Cache storage implementation

Caches are structured as a list of layers, where each layer contains a key and value cache. The key and value caches are tensors with the shape [batch_size, num_heads, seq_len, head_dim].

Layers can be of different types (e.g. DynamicLayer, StaticLayer, StaticSlidingWindowLayer), which mostly changes how sequence length is handled and how the cache is updated.

The simplest is a DynamicLayer that grows as more tokens are processed. The sequence length dimension (seq_len) increases with each new token:

cache.layers[idx].keys = torch.cat([cache.layers[idx].keys, key_states], dim=-2)
cache.layers[idx].values = torch.cat([cache.layers[idx].values, value_states], dim=-2)

Other layer types like StaticLayer and StaticSlidingWindowLayer have a fixed sequence length that is set when the cache is created. This makes them compatible with torch.compile. In the case of StaticSlidingWindowLayer, existing tokens are shifted out of the cache when a new token is added.

The example below demonstrates how to create a generation loop with [DynamicCache]. As discussed, the attention mask is a concatenation of past and current token values.

import torch
from transformers import AutoTokenizer, AutoModelForCausalLM, DynamicCache
from accelerate import Accelerator

device = Accelerator().device

model_id = "meta-llama/Llama-2-7b-chat-hf"
model = AutoModelForCausalLM.from_pretrained(model_id, dtype=torch.bfloat16, device_map=device)
tokenizer = AutoTokenizer.from_pretrained(model_id)

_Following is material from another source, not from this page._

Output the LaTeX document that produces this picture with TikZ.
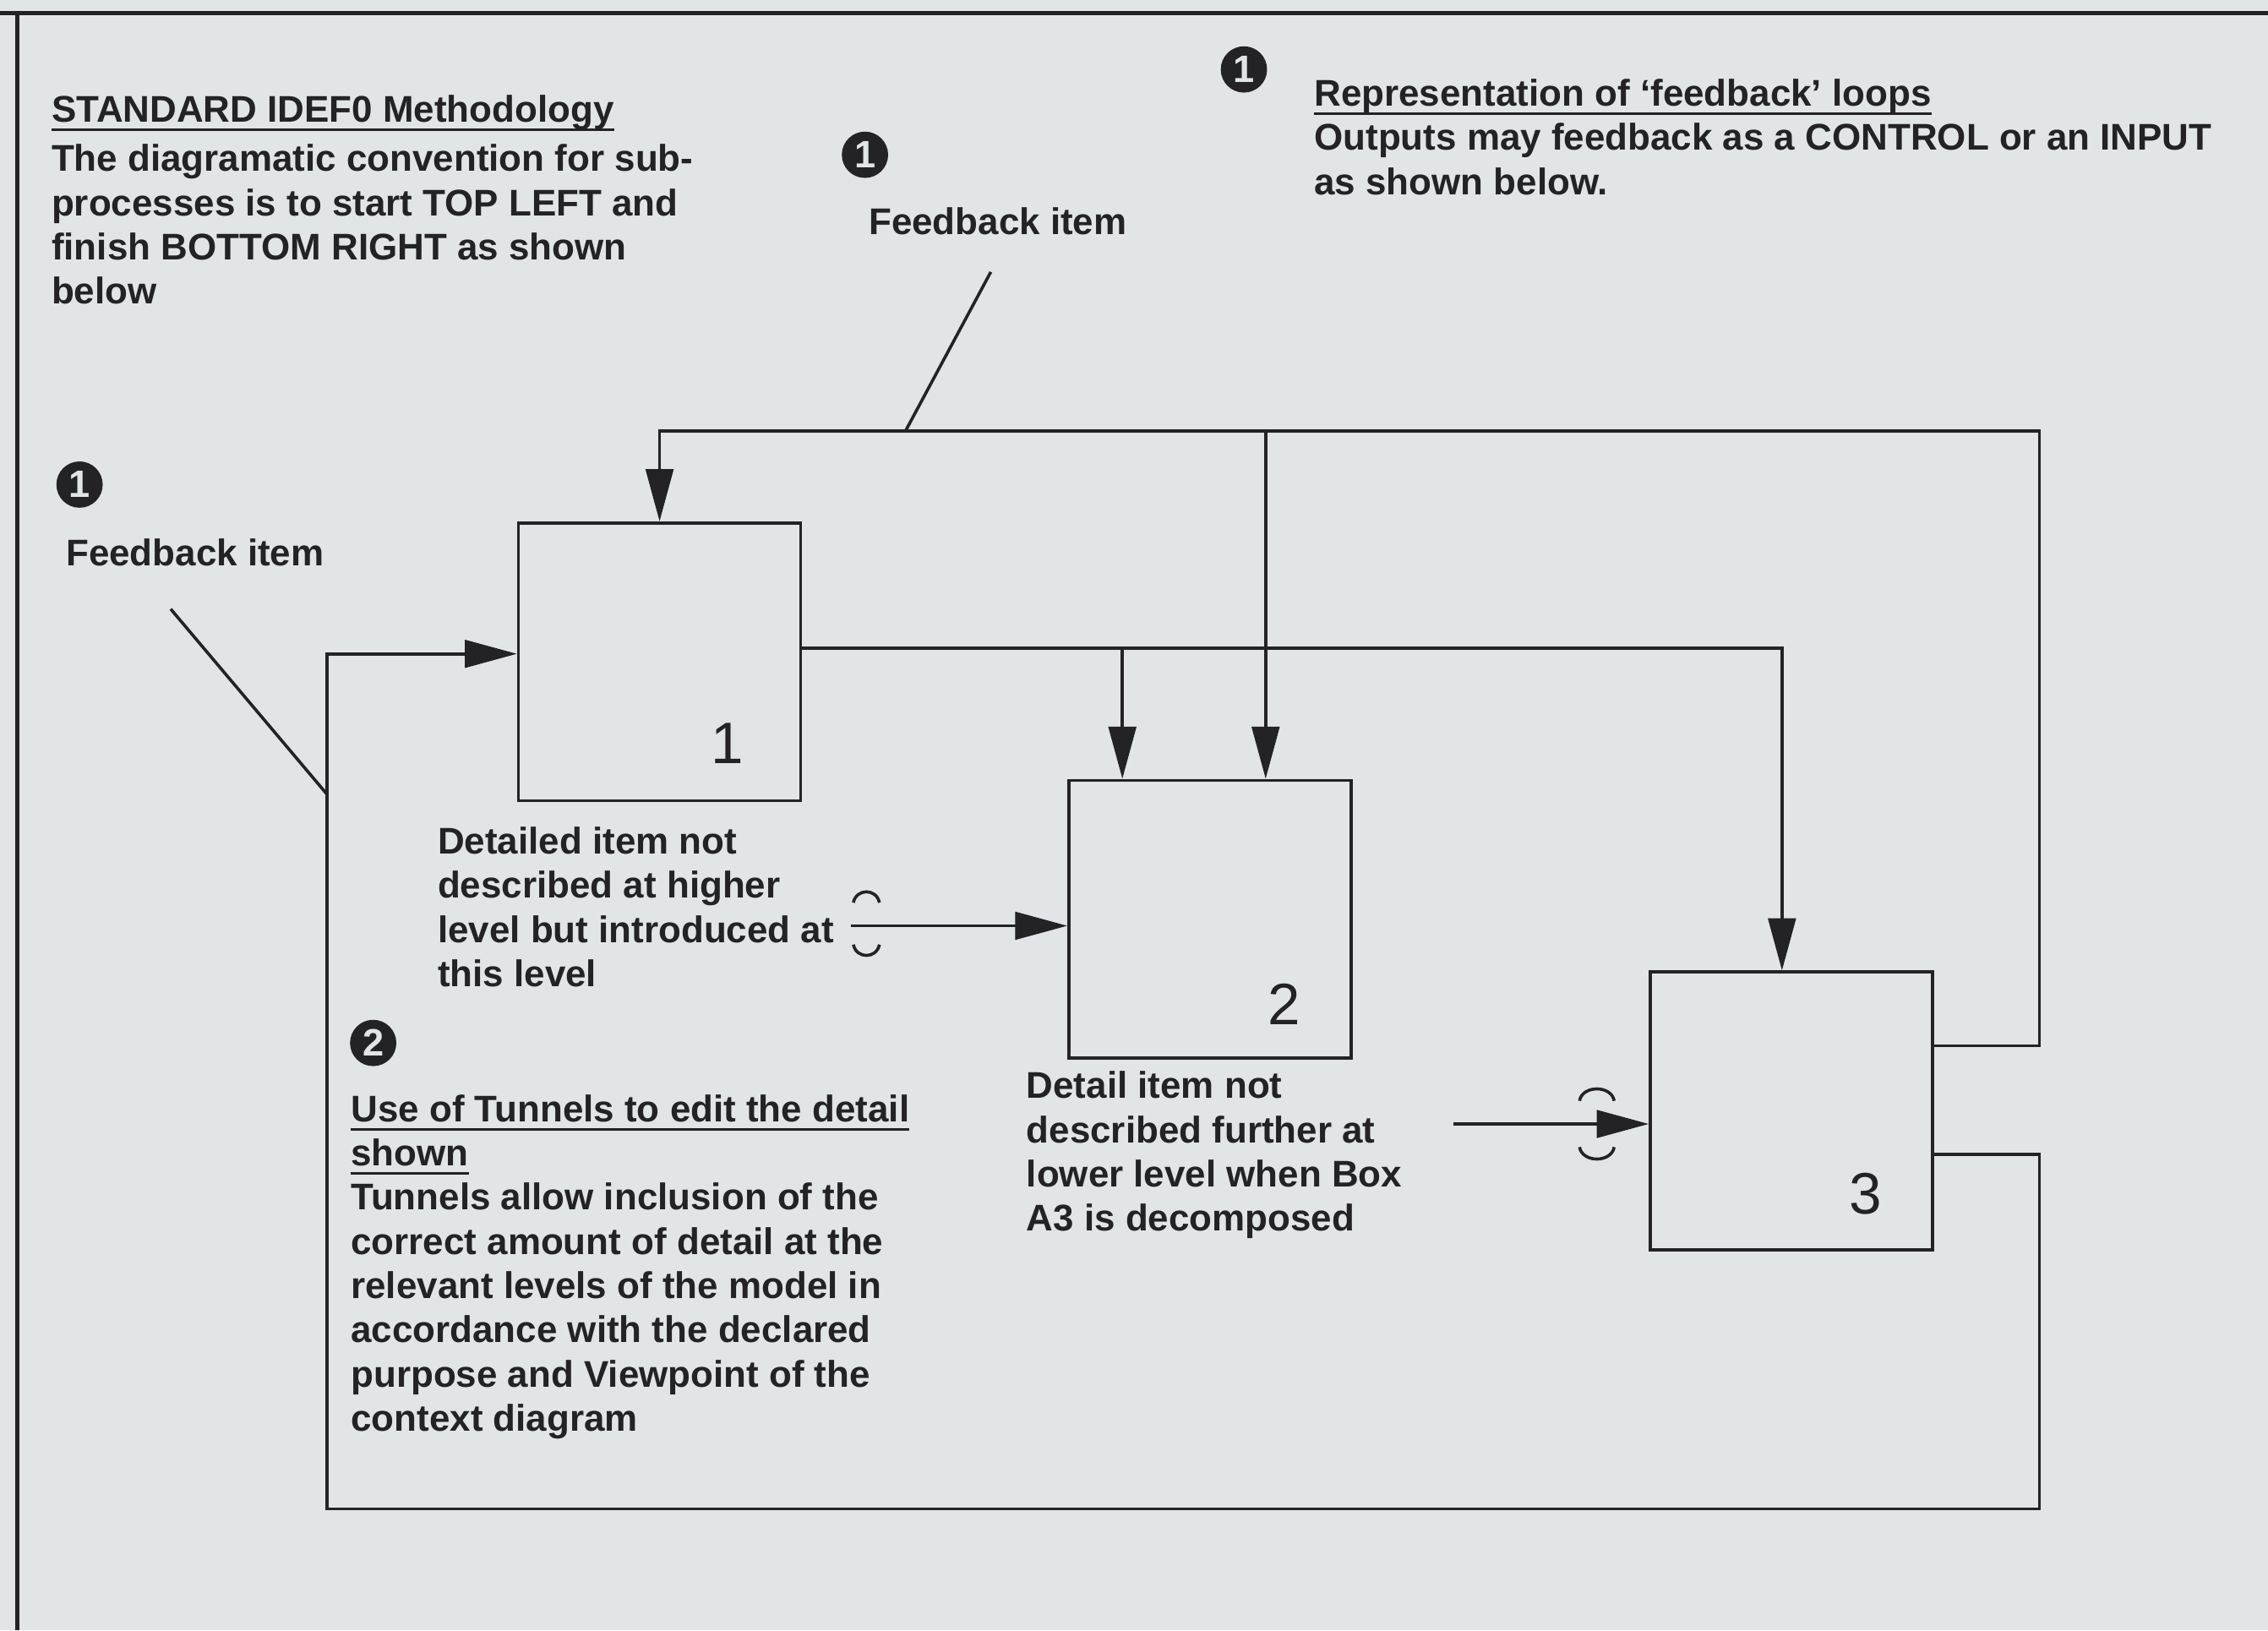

past_key_values = DynamicCache(config=model.config)
messages = [{"role": "user", "content": "Hello, what's your name."}]
inputs = tokenizer.apply_chat_template(messages, add_generation_prompt=True, return_tensors="pt", return_dict=True).to(model.device)

generated_ids = inputs.input_ids
max_new_tokens = 10

for _ in range(max_new_tokens):
    outputs = model(**inputs, past_key_values=past_key_values, use_cache=True)
    # Greedily sample one next token
    next_token_ids = outputs.logits[:, -1:].argmax(-1)
    generated_ids = torch.cat([generated_ids, next_token_ids], dim=-1)
    # Prepare inputs for the next generation step by leaving unprocessed tokens, in our case we have only one new token
    # and expanding attn mask for the new token, as explained above
    attention_mask = inputs["attention_mask"]
    attention_mask = torch.cat([attention_mask, attention_mask.new_ones((attention_mask.shape[0], 1))], dim=-1)
    inputs = {"input_ids": next_token_ids, "attention_mask": attention_mask}

print(tokenizer.batch_decode(generated_ids, skip_special_tokens=True)[0])
"[INST] Hello, what's your name. [/INST]  Hello! My name is LLaMA,"